» **DATASET EXTRACT**:
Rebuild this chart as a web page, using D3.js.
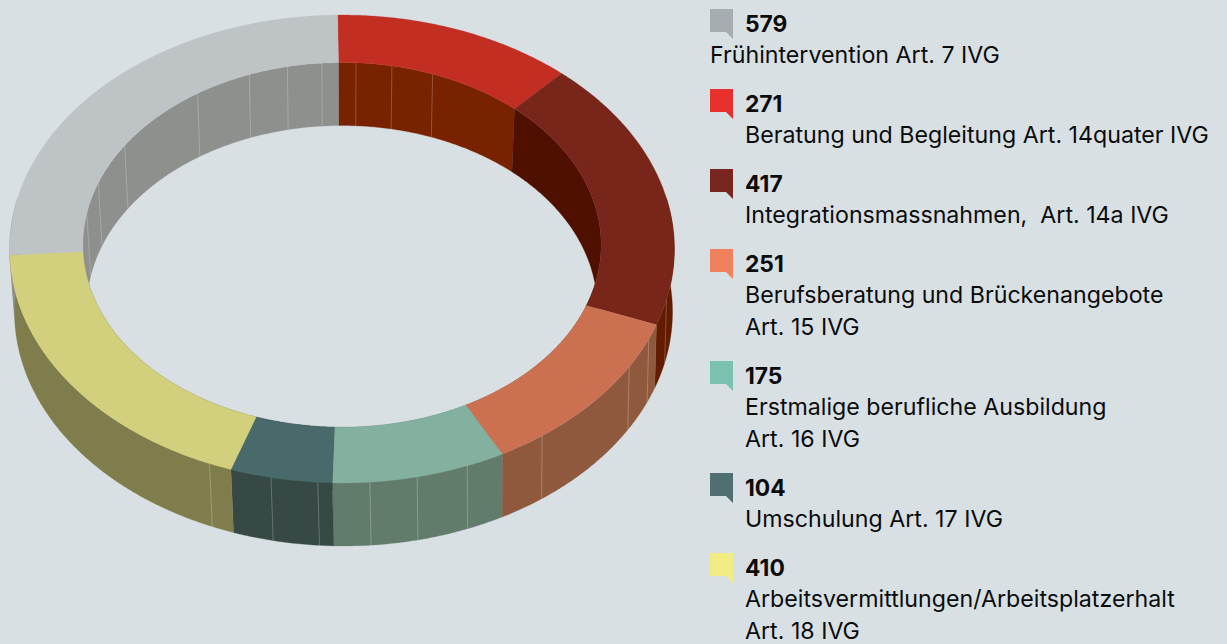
--
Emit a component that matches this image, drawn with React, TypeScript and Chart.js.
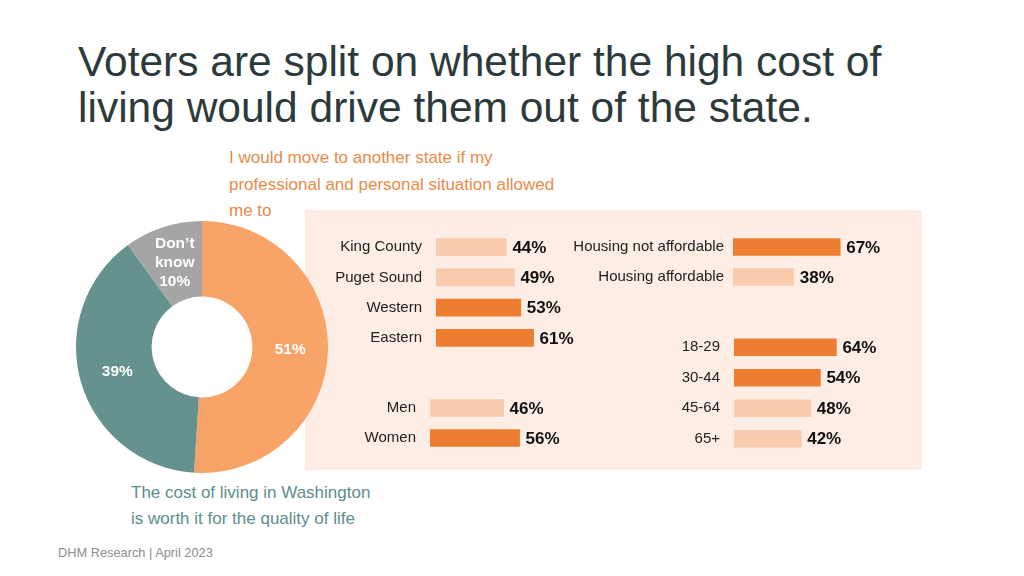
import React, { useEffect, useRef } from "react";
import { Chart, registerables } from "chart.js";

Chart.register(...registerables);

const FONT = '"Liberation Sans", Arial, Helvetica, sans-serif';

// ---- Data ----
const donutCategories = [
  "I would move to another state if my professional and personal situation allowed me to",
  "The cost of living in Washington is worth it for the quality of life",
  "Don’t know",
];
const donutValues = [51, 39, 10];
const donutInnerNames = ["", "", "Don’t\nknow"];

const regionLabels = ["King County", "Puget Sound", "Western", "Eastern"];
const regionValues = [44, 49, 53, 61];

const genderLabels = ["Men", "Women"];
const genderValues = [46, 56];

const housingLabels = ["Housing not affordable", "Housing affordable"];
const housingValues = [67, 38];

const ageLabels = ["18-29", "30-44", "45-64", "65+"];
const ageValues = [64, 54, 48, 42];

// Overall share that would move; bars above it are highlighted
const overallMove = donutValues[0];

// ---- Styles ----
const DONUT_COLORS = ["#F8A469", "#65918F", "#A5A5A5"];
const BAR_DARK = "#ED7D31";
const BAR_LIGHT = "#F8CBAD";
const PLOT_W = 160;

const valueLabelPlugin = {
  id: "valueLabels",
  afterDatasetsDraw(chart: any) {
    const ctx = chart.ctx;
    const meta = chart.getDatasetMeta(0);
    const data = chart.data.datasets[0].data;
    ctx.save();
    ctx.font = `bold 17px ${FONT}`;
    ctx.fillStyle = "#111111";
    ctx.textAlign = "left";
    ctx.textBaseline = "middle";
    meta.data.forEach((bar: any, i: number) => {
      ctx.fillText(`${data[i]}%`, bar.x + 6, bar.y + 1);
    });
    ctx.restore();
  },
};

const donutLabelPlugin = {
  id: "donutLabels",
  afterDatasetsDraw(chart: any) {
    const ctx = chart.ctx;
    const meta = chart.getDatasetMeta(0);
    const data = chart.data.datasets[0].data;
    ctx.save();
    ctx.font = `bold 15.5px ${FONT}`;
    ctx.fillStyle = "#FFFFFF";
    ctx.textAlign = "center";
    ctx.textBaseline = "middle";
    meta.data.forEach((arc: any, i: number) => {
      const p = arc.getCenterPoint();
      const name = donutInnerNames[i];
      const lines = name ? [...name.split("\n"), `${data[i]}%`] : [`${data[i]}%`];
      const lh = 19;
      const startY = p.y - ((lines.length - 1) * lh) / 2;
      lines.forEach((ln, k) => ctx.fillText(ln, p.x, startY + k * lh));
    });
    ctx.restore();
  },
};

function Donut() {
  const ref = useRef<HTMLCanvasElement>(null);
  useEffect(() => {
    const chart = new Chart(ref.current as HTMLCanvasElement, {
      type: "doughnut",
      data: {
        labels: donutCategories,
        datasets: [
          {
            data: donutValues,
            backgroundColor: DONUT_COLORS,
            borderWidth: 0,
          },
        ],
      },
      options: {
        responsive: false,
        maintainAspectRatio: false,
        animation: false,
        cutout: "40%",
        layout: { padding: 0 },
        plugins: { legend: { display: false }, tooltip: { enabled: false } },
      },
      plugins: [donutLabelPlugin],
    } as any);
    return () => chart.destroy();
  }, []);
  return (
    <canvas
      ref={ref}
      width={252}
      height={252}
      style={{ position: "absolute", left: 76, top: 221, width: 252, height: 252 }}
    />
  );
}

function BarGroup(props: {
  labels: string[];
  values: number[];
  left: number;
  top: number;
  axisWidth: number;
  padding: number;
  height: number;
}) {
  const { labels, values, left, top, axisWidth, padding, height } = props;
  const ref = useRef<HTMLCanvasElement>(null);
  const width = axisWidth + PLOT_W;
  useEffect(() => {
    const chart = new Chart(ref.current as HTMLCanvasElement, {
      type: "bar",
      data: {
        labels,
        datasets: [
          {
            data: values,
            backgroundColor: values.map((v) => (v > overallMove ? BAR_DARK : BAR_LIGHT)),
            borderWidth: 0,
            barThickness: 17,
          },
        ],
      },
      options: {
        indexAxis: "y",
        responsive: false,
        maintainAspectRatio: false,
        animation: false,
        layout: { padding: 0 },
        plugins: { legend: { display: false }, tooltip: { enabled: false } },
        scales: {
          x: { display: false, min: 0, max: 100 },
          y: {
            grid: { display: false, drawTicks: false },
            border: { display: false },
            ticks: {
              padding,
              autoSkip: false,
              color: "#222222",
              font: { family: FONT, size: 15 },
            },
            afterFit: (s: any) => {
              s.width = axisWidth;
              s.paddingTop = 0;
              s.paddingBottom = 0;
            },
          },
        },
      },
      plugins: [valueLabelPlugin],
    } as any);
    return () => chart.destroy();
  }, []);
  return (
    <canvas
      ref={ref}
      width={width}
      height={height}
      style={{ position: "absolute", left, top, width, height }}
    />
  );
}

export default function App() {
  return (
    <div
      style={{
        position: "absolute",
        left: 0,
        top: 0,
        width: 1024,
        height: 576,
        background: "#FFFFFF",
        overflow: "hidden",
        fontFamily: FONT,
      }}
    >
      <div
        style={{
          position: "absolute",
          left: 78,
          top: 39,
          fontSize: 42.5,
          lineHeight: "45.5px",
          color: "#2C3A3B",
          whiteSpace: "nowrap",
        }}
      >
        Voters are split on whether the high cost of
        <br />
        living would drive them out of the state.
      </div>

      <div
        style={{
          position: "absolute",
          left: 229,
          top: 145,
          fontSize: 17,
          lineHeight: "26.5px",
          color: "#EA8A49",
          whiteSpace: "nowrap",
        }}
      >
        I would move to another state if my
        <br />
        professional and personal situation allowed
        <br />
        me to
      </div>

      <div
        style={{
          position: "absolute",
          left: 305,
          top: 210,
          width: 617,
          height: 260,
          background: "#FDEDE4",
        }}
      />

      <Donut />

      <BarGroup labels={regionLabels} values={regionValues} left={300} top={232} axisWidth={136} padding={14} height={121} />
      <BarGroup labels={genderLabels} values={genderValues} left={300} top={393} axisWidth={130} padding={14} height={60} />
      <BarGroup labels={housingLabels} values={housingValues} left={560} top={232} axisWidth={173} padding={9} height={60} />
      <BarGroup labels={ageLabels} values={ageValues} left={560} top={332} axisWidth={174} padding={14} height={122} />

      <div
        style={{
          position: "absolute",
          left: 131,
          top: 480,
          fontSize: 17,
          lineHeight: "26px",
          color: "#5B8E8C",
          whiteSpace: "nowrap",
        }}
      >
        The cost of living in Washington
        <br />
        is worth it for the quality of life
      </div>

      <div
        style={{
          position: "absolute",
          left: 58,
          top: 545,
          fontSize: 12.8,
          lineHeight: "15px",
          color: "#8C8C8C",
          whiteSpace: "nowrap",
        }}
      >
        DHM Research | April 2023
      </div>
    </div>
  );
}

» **WHAT YOU ARE ASKED TO DO**:
Both the line with "Emit a component" and the line with "Arial, Helvetica, sans-serif';" are included: reproduce them and every line between, exactly, with pictures omitted.

» **EXERCISE SOLUTION**:
Emit a component that matches this image, drawn with React, TypeScript and Chart.js.
import React, { useEffect, useRef } from "react";
import { Chart, registerables } from "chart.js";

Chart.register(...registerables);

const FONT = '"Liberation Sans", Arial, Helvetica, sans-serif';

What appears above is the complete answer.